A Chosen Pick of the Decided Spot

Jessica Wright and Christine Benson. Photo by Jay Schroeder.

Jessica Wright and Christine Benson. Photo by Jay Schroeder.

A showing Friday and Saturday night by busy, young dancer/choreographers, A Chosen Pick of the Decided Spot was the kind of evening I can really get into: The pieces were short, ideas unique and varied and, most endearingly, nothing was forced upon the audience as though it was self-evidently Important. That isn’t to say that it wasn’t, but in spite of the quality it made no demands, just asked simply to be witnessed.

Jessica Wright organized and presumably curated the show and created two of its seven acts. The first, “Characterized by indecision,” seemed more or less unchanged from its appearance on a Field Trips program in May; I liked it just as much now as I did then and appreciated the chance to see it a second time. The other, “The Arrangement of Complements,” was a confident step forward in the same direction. Christine Benson, Anna Goldman and Jessie Young, credited with Wright for the choreography, gave a clean performance that made each burst of dueling rhythms, freeze-tag tableaux, miniature canon and coagulation of unison plainly visible in concept. Idiosyncratic gestures and unexpected musical choices (E*vax, The Books, µ-Ziq and Takagi Masakatsu) are all well and good, but telegraphing a sense of style — the costumes were lovely all evening — isn’t enough. Wright and her dancers are disciplined in a way that many of their generation aren’t. Everything is diligently worked out by hand with no corners cut — the hip beats and threads merely support intelligent dancemaking there in full.

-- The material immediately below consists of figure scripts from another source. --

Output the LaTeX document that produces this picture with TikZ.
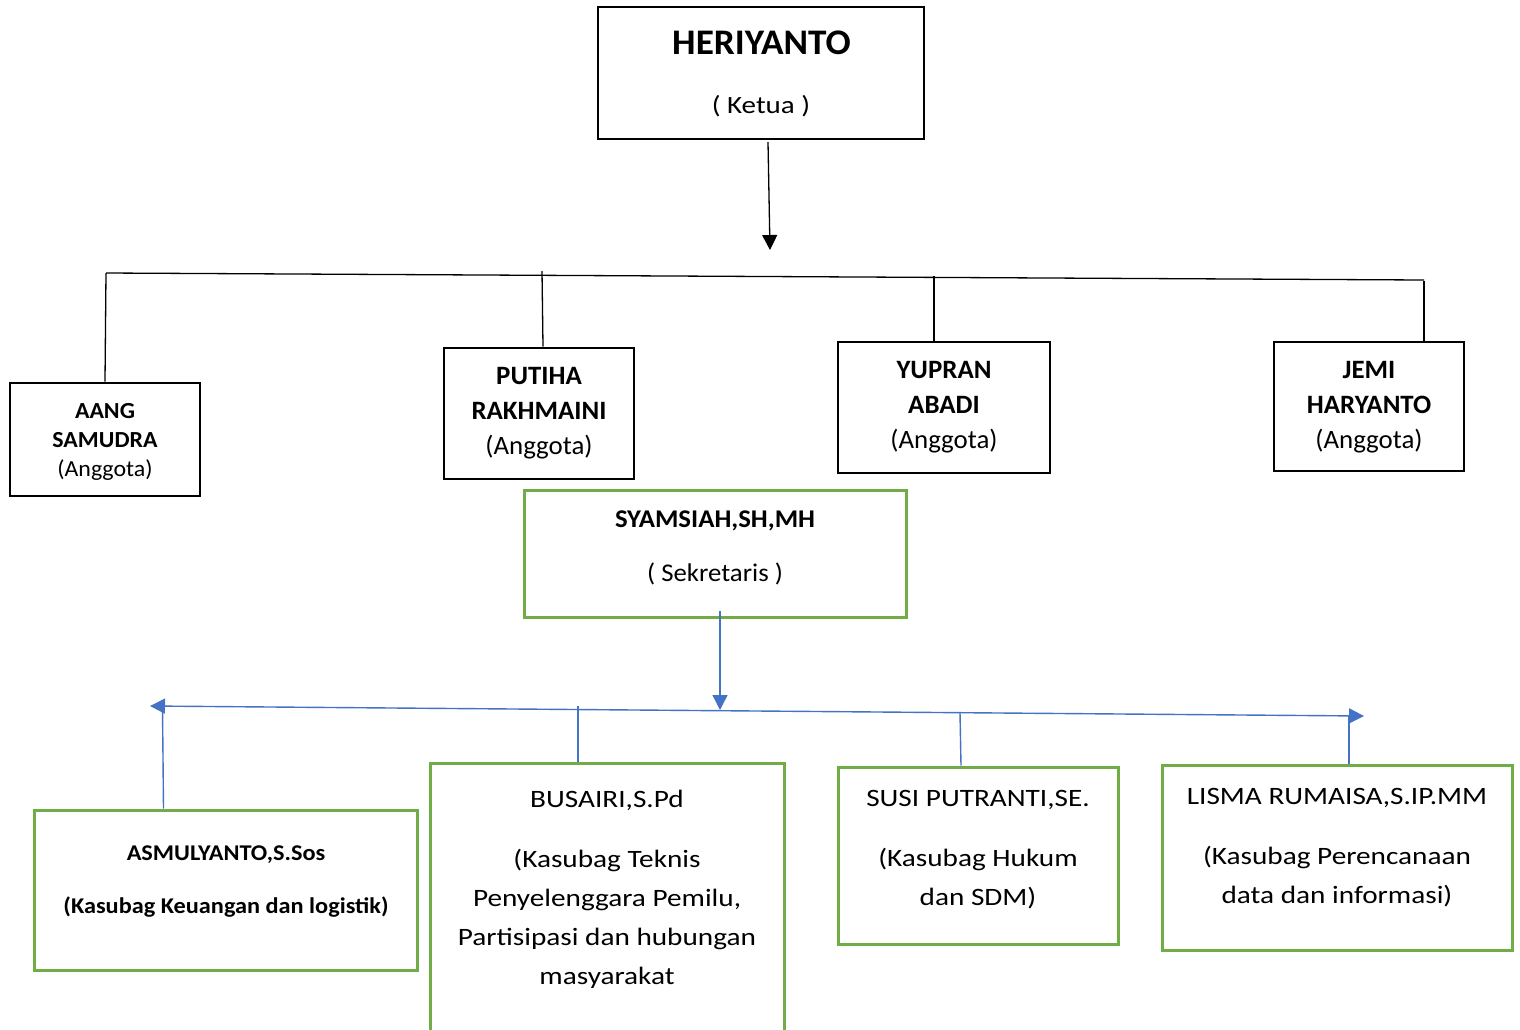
\documentclass[tikz,border=0pt]{standalone}
\usepackage{fontspec}
\setmainfont{Carlito}
\newfontfamily\fA[FakeStretch=1.035]{Carlito}
\newfontfamily\fB[FakeStretch=1.17]{Carlito}
\newfontfamily\fC[FakeStretch=1.08]{Carlito}
\newfontfamily\fD[FakeStretch=1.04]{Carlito}
\newfontfamily\fE[FakeStretch=1.015]{Carlito}
\newfontfamily\fF[FakeStretch=1.05]{Carlito}
\usetikzlibrary{arrows.meta}
\definecolor{boxgreen}{HTML}{70AD47}
\definecolor{lineblue}{HTML}{4472C4}
\tikzset{
  blackbox/.style={draw=black, line width=2.8pt, rectangle, inner sep=0pt},
  greenbox/.style={draw=boxgreen, line width=3pt, rectangle, inner sep=0pt},
  txt/.style={align=center, inner sep=0pt},
  blackline/.style={draw=black, line width=1.3pt},
  blueline/.style={draw=lineblue, line width=1.4pt},
  tip/.style={-{Triangle[length=15pt,width=15pt]}},
}
\begin{document}
\begin{tikzpicture}[x=1pt,y=-1pt]
\clip (0,0) rectangle (1520,1029);
\fill[white] (0,0) rectangle (1520,1029);

% Ketua
\node[blackbox, minimum width=326pt, minimum height=132pt] (ketua) at (761,73) {};
\node[txt, font=\fA\fontsize{36}{40}\selectfont\bfseries] (ketuaN) at (761.5,43) {HERIYANTO};
\node[txt, font=\fB\fontsize{24.8}{30}\selectfont] (ketuaR) at (761,106) {( Ketua )};

% Anggota
\node[blackbox, minimum width=190pt, minimum height=113pt] (aang) at (105,439.5) {};
\node[txt, font=\fD\fontsize{23}{29}\selectfont] (aangT) at (105,442) {\textbf{AANG}\\\textbf{SAMUDRA}\\(Anggota)};

\node[blackbox, minimum width=190pt, minimum height=131pt] (putiha) at (539,413.5) {};
\node[txt, font=\fE\fontsize{26.5}{35}\selectfont] (putihaT) at (539,413.5) {\textbf{PUTIHA}\\\textbf{RAKHMAINI}\\(Anggota)};

\node[blackbox, minimum width=212pt, minimum height=131pt] (yupran) at (944,407.5) {};
\node[txt, font=\fE\fontsize{26.5}{35}\selectfont] (yupranT) at (944,407.5) {\textbf{YUPRAN}\\\textbf{ABADI}\\(Anggota)};

\node[blackbox, minimum width=190pt, minimum height=129pt] (jemi) at (1369,406.5) {};
\node[txt, font=\fE\fontsize{26.5}{35}\selectfont] (jemiT) at (1369,407.5) {\textbf{JEMI}\\\textbf{HARYANTO}\\(Anggota)};

% Sekretaris
\node[greenbox, minimum width=382pt, minimum height=127pt] (sek) at (715,553.5) {};
\node[txt, font=\fF\fontsize{25.5}{54}\selectfont] (sekT) at (715,547.5) {\textbf{SYAMSIAH,SH,MH}\\( Sekretaris )};

% Kasubag
\node[greenbox, minimum width=383pt, minimum height=160pt] (asm) at (225.5,890) {};
\node[txt, font=\fC\fontsize{22.5}{53}\selectfont\bfseries] (asmT) at (226,881.5) {ASMULYANTO,S.Sos\\(Kasubag Keuangan dan logistik)};

\node[greenbox, minimum width=354pt, minimum height=277pt] (bus) at (607,901.5) {};
\node[txt, font=\fB\fontsize{25}{39}\selectfont] (busT) at (607,889.5) {BUSAIRI,S.Pd\\[21pt](Kasubag Teknis\\Penyelenggara Pemilu,\\Partisipasi dan hubungan\\masyarakat};

\node[greenbox, minimum width=280pt, minimum height=177pt] (susi) at (978,855.5) {};
\node[txt, font=\fB\fontsize{25}{39}\selectfont] (susiT) at (978,849.5) {SUSI PUTRANTI,SE.\\[21pt](Kasubag Hukum\\dan SDM)};

\node[greenbox, minimum width=350pt, minimum height=185pt] (lisma) at (1337,857.5) {};
\node[txt, font=\fB\fontsize{25}{39}\selectfont] (lismaT) at (1337,847.5) {LISMA RUMAISA,S.IP.MM\\[21pt](Kasubag Perencanaan\\data dan informasi)};

% Black connectors
\coordinate (ktip) at (770,250);
\draw[blackline, tip] (768,142) -- (ktip);
\coordinate (barL) at (106,273);
\coordinate (barR) at (1424,280);
\draw[blackline] (barL) -- (barR);
\draw[blackline] (barL) -- (105,0 |- aang.north);
\draw[blackline] (542,271) -- (543,0 |- putiha.north);
\draw[blackline] (934,276) -- (934,0 |- yupran.north);
\draw[blackline] (1424,281) -- (1424,0 |- jemi.north);

% Blue connectors
\coordinate (stip) at (720,710);
\draw[blueline, tip] (720,611) -- (stip);
\coordinate (hl) at (150,706);
\coordinate (hr) at (1364,716);
\draw[blueline, {Triangle[length=15pt,width=15pt]}-{Triangle[length=15pt,width=15pt]}] (hl) -- (hr);
\draw[blueline] (162.5,707) -- (163.5,0 |- asm.north);
\draw[blueline] (578,706) -- (578,0 |- bus.north);
\draw[blueline] (960,713) -- (961,0 |- susi.north);
\draw[blueline] (1349,716) -- (1349,0 |- lisma.north);
\end{tikzpicture}
\end{document}
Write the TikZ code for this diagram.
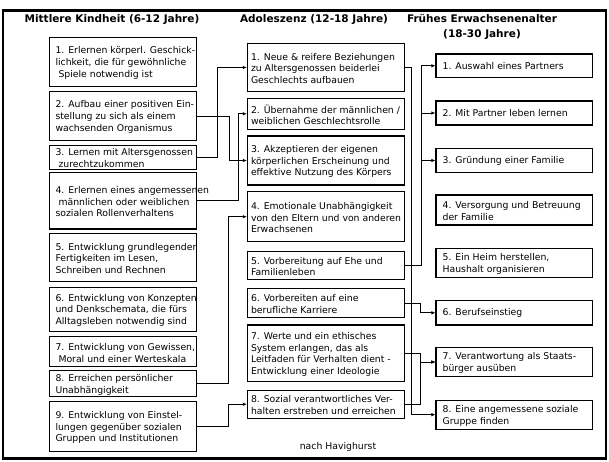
\documentclass[tikz,border=0pt]{standalone}
\usepackage{fontspec}
\setmainfont{DejaVu Sans}
\usetikzlibrary{arrows.meta}
\begin{document}
\begin{tikzpicture}[x=1pt,y=-1pt,
  box/.style={draw=black, line width=1.1pt, fill=white, inner sep=0pt},
  lbl/.style={anchor=west, inner sep=0pt, align=left, font=\fontsize{9.3}{11.7}\selectfont},
  head/.style={font=\fontsize{10.5}{14.5}\selectfont\bfseries, inner sep=0pt, align=center},
  conn/.style={line width=0.7pt, -{Latex[length=4pt,width=3.5pt]}},
  frame/.style={line width=2.5pt}]
\useasboundingbox (0,0) rectangle (609,461);
\draw[frame] (3.2,10.5) rectangle (605.8,458.5);

% headers
\node[head] (h1) at (112,19.5) {Mittlere Kindheit (6-12 Jahre)};
\node[head] (h2) at (314,19.5) {Adoleszenz (12-18 Jahre)};
\node[head] (h3) at (482,27) {Frühes Erwachsenenalter\\(18-30 Jahre)};

% left column
\def\lw{146.7}
\node[box, minimum width=\lw, minimum height=49.4] (l1) at (122.7,62) {};
\node[box, minimum width=\lw, minimum height=48.3] (l2) at (122.7,115.9) {};
\node[box, minimum width=\lw, minimum height=23.6] (l3) at (122.7,157.5) {};
\node[box, minimum width=\lw, minimum height=56.6] (l4) at (122.7,200.7) {};
\node[box, minimum width=\lw, minimum height=48.4] (l5) at (122.7,257.5) {};
\node[box, minimum width=\lw, minimum height=43.7] (l6) at (122.7,309.2) {};
\node[box, minimum width=\lw, minimum height=30] (l7) at (122.7,351.7) {};
\node[box, minimum width=\lw, minimum height=26] (l8) at (122.7,383.7) {};
\node[box, minimum width=\lw, minimum height=50] (l9) at (122.7,426.7) {};

\node[lbl] (t-l1) at ([xshift=6.5pt,yshift=-1pt]l1.west) {1. Erlernen körperl. Geschick-\\lichkeit, die für gewöhnliche\\\hspace*{3pt}Spiele notwendig ist};
\node[lbl] (t-l2) at ([xshift=6.5pt,yshift=-1pt]l2.west) {2. Aufbau einer positiven Ein-\\stellung zu sich als einem\\wachsenden Organismus};
\node[lbl] (t-l3) at ([xshift=6.5pt,yshift=-0.5pt]l3.west) {3. Lernen mit Altersgenossen\\\hspace*{3pt}zurechtzukommen};
\node[lbl] (t-l4) at ([xshift=6.5pt,yshift=-1pt]l4.west) {4. Erlernen eines angemessenen\\\hspace*{3pt}männlichen oder weiblichen\\sozialen Rollenverhaltens};
\node[lbl] (t-l5) at ([xshift=6.5pt,yshift=-1pt]l5.west) {5. Entwicklung grundlegender\\Fertigkeiten im Lesen,\\Schreiben und Rechnen};
\node[lbl] (t-l6) at ([xshift=6.5pt,yshift=-1pt]l6.west) {6. Entwicklung von Konzepten\\und Denkschemata, die fürs\\Alltagsleben notwendig sind};
\node[lbl] (t-l7) at ([xshift=6.5pt,yshift=-1pt]l7.west) {7. Entwicklung von Gewissen,\\\hspace*{3pt}Moral und einer Werteskala};
\node[lbl] (t-l8) at ([xshift=6.5pt,yshift=-1pt]l8.west) {8. Erreichen persönlicher\\Unabhängigkeit};
\node[lbl] (t-l9) at ([xshift=6.5pt,yshift=-1pt]l9.west) {9. Entwicklung von Einstel-\\lungen gegenüber sozialen\\Gruppen und Institutionen};

% middle column
\def\mw{156.7}
\node[box, minimum width=\mw, minimum height=48.4] (m1) at (325.7,67.5) {};
\node[box, minimum width=\mw, minimum height=31] (m2) at (325.7,113.8) {};
\node[box, minimum width=\mw, minimum height=49] (m3) at (325.7,160.5) {};
\node[box, minimum width=\mw, minimum height=50] (m4) at (325.7,216.7) {};
\node[box, minimum width=\mw, minimum height=27.6] (m5) at (325.7,265.5) {};
\node[box, minimum width=\mw, minimum height=29.4] (m6) at (325.7,303) {};
\node[box, minimum width=\mw, minimum height=56.7] (m7) at (325.7,353.3) {};
\node[box, minimum width=\mw, minimum height=28.3] (m8) at (325.7,404.2) {};

\node[lbl] (t-m1) at ([xshift=4pt,yshift=-1pt]m1.west) {1. Neue \& reifere Beziehungen\\zu Altersgenossen beiderlei\\Geschlechts aufbauen};
\node[lbl] (t-m2) at ([xshift=4pt,yshift=-1pt]m2.west) {2. Übernahme der männlichen /\\weiblichen Geschlechtsrolle};
\node[lbl] (t-m3) at ([xshift=4pt,yshift=-1pt]m3.west) {3. Akzeptieren der eigenen\\körperlichen Erscheinung und\\effektive Nutzung des Körpers};
\node[lbl] (t-m4) at ([xshift=4pt,yshift=-1pt]m4.west) {4. Emotionale Unabhängigkeit\\von den Eltern und von anderen\\Erwachsenen};
\node[lbl] (t-m5) at ([xshift=4pt,yshift=-1pt]m5.west) {5. Vorbereitung auf Ehe und\\Familienleben};
\node[lbl] (t-m6) at ([xshift=4pt,yshift=-1pt]m6.west) {6. Vorbereiten auf eine\\berufliche Karriere};
\node[lbl] (t-m7) at ([xshift=4pt,yshift=-1pt]m7.west) {7. Werte und ein ethisches\\System erlangen, das als\\Leitfaden für Verhalten dient -\\Entwicklung einer Ideologie};
\node[lbl] (t-m8) at ([xshift=4pt,yshift=-1pt]m8.west) {8. Sozial verantwortliches Ver-\\halten erstreben und erreichen};

% right column
\node[box, minimum width=\mw, minimum height=23.7] (r1) at (514.3,65.8) {};
\node[box, minimum width=\mw, minimum height=24] (r2) at (514.3,113) {};
\node[box, minimum width=\mw, minimum height=24.4] (r3) at (514.3,160.5) {};
\node[box, minimum width=\mw, minimum height=30] (r4) at (514.3,210) {};
\node[box, minimum width=\mw, minimum height=29.4] (r5) at (514.3,263) {};
\node[box, minimum width=\mw, minimum height=24.3] (r6) at (514.3,312.8) {};
\node[box, minimum width=\mw, minimum height=29.4] (r7) at (514.3,362) {};
\node[box, minimum width=\mw, minimum height=29.3] (r8) at (514.3,414.7) {};

\node[lbl] (t-r1) at ([xshift=7pt,yshift=-0.5pt]r1.west) {1. Auswahl eines Partners};
\node[lbl] (t-r2) at ([xshift=7pt,yshift=-0.5pt]r2.west) {2. Mit Partner leben lernen};
\node[lbl] (t-r3) at ([xshift=7pt,yshift=-0.5pt]r3.west) {3. Gründung einer Familie};
\node[lbl] (t-r4) at ([xshift=7pt,yshift=-1pt]r4.west) {4. Versorgung und Betreuung\\der Familie};
\node[lbl] (t-r5) at ([xshift=7pt,yshift=-1pt]r5.west) {5. Ein Heim herstellen,\\Haushalt organisieren};
\node[lbl] (t-r6) at ([xshift=7pt,yshift=-0.5pt]r6.west) {6. Berufseinstieg};
\node[lbl] (t-r7) at ([xshift=7pt,yshift=-1pt]r7.west) {7. Verantwortung als Staats-\\bürger ausüben};
\node[lbl] (t-r8) at ([xshift=7pt,yshift=-1pt]r8.west) {8. Eine angemessene soziale\\Gruppe finden};

\node[lbl, anchor=center] (src) at (338,446.7) {nach Havighurst};

% connectors left -> middle
\draw[conn] (l3.east) -- ++(21,0) |- (m1.west);
\draw[conn] (l2.east) -- ++(33,0) |- (m3.west);
\draw[conn] (l4.east) -- ++(42,0) |- (m2.west);
\draw[conn] (l8.east) -- ++(32,0) |- (m4.west);
\draw[conn] (l9.east) -- ++(32,0) |- (m8.west);

% connectors middle -> right
\draw[conn] (m1.east) -- ++(7,0) |- (r8.west);
\draw[conn] (m5.east) -- ++(17,0) |- (r1.west);
\draw[conn] (m5.east) -- ++(17,0) |- (r2.west);
\draw[conn] (m5.east) -- ++(17,0) |- (r3.west);
\draw[conn] (m6.east) -- ++(16,0) |- (r6.west);
\draw[conn] (m7.east) -- ++(16,0) |- (r7.west);
\draw[conn] (m8.east) -- ++(16,0) |- (r7.west);
\end{tikzpicture}
\end{document}
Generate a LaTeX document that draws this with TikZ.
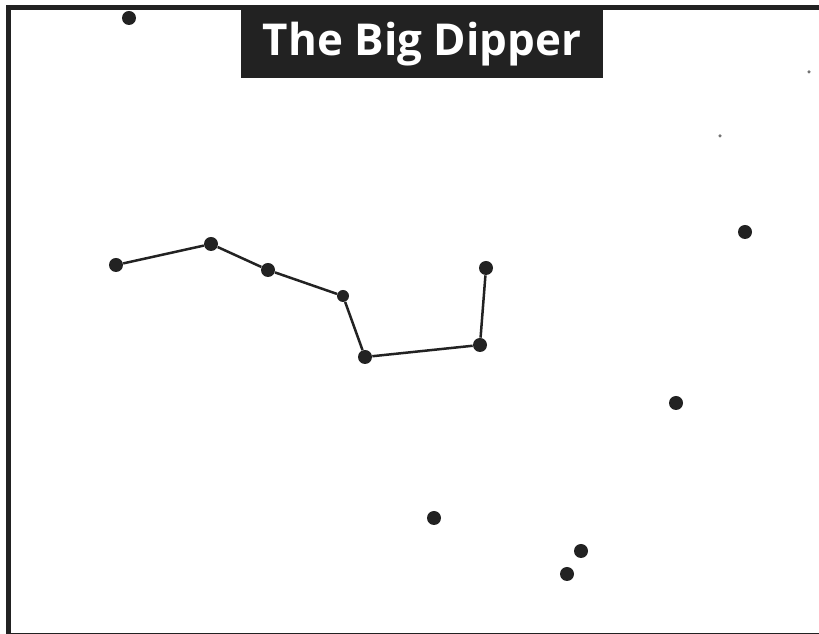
\documentclass[tikz,border=0pt]{standalone}
\usepackage{fontspec}
\setsansfont{Open Sans}
\usepackage{tikz}
\usetikzlibrary{positioning}
\definecolor{ink}{HTML}{222222}

\begin{document}
\begin{tikzpicture}[x=0.02cm,y=-0.02cm,
  bright/.style={circle,fill=ink,inner sep=0pt,minimum size=14*0.02cm},
  dim/.style={bright,minimum size=12*0.02cm},
  faint/.style={circle,fill=black!55,inner sep=0pt,minimum size=3.5*0.02cm},
  link/.style={draw=ink,line width=2.5*0.02cm},
  ttl/.style={fill=ink,text=white,font=\sffamily\bfseries\fontsize{25}{30}\selectfont,
    minimum width=362*0.02cm,minimum height=68*0.02cm,inner sep=0pt}]

  \useasboundingbox (0,0) rectangle (819,634);
  % frame, cut off at the right edge
  \draw[ink,line width=5*0.02cm] (8.5,7.5) rectangle (840,636);

  \node[ttl] (title) at (422,44) {The Big Dipper};

  % the seven stars of the dipper
  \foreach \id/\x/\y in {a/116/265, b/211/244, c/268/270, e/365/357, f/480/345, g/486/268}{
    \node[bright] (\id) at (\x,\y) {};
  }
  \node[dim] (d) at (343,296) {};
  \draw[link] (a) -- (b) -- (c) -- (d) -- (e) -- (f) -- (g);

  % other stars in the field
  \foreach \id/\x/\y in {o1/129/18, o2/745/232, o3/676/403, o4/434/518, o5/581/551, o6/567/574}{
    \node[bright] (\id) at (\x,\y) {};
  }
  \node[faint] (p1) at (809,72) {};
  \node[faint] (p2) at (720,136) {};
\end{tikzpicture}
\end{document}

Megan Harrold of Nashville, who like Wright is a graduate of VCU’s Dance and Choreography department, showed a solo and duet that made me wish she was in Chicago for more than just a weekend. “Solitude with Others” found her being tossed around by an tall, bearded fellow (Joseph Hudson) in boots whose side-parted, wavy black hair made him look like a old-timey prospector reluctantly gussied up for Sunday dinner. Harrold plays the top — she stands on his chest and he does a few bench-presses with her stiff body — but Charlie Rauh’s music placed a frame of frayed love around their rough/tender dynamic. Three-part solo “Interpreting the Rub,” meanwhile, was a pure-movement investigation strongly reminiscent of Trisha Brown’s proximal initiations and complexly minuscule reorganizations of momentum. “Solitude” in its pedestrianism merely hints at Harrold’s technical skill, but “Rub” puts it on a plinth and it’s quite remarkable to watch. I hope Wright lures her back to town for another appearance soon.

Rounding out the evening were two more solos danced by their creators, Goldman’s “Untitled” and Young’s “take one.” Although petite, Goldman is a beast of a mover and fascinatingly unpredictable — she hurtled along nonstop in silence until an alarm she set went off, then strode offstage leaving me wanting more. “take one” took the opposite approach — Young reticently enters the space for a few minutes of soft, controlled shapes and pauses, a pencil on tissue paper to Goldman’s Sharpie on glass. Stefanie Karlin’s trio “Adios mi corazón,” set to Bob Dylan’s “Spanish is the Loving Tongue,” recalls Anna Simone Levin’s 1999 “Mujeres Caidas” but replaces its comedic melodrama with a coy awkwardness. Black marley skyline silhouettes gave each dancer a tiny plot on which to move; Karlin’s neverending shimmy turned her sequined dress into a quiet maraca while Lauren Bisio and Natalia Negron danced at us unaware of one another. It was a pleasant ditty overshadowed by the rest of the program’s compositional rigor.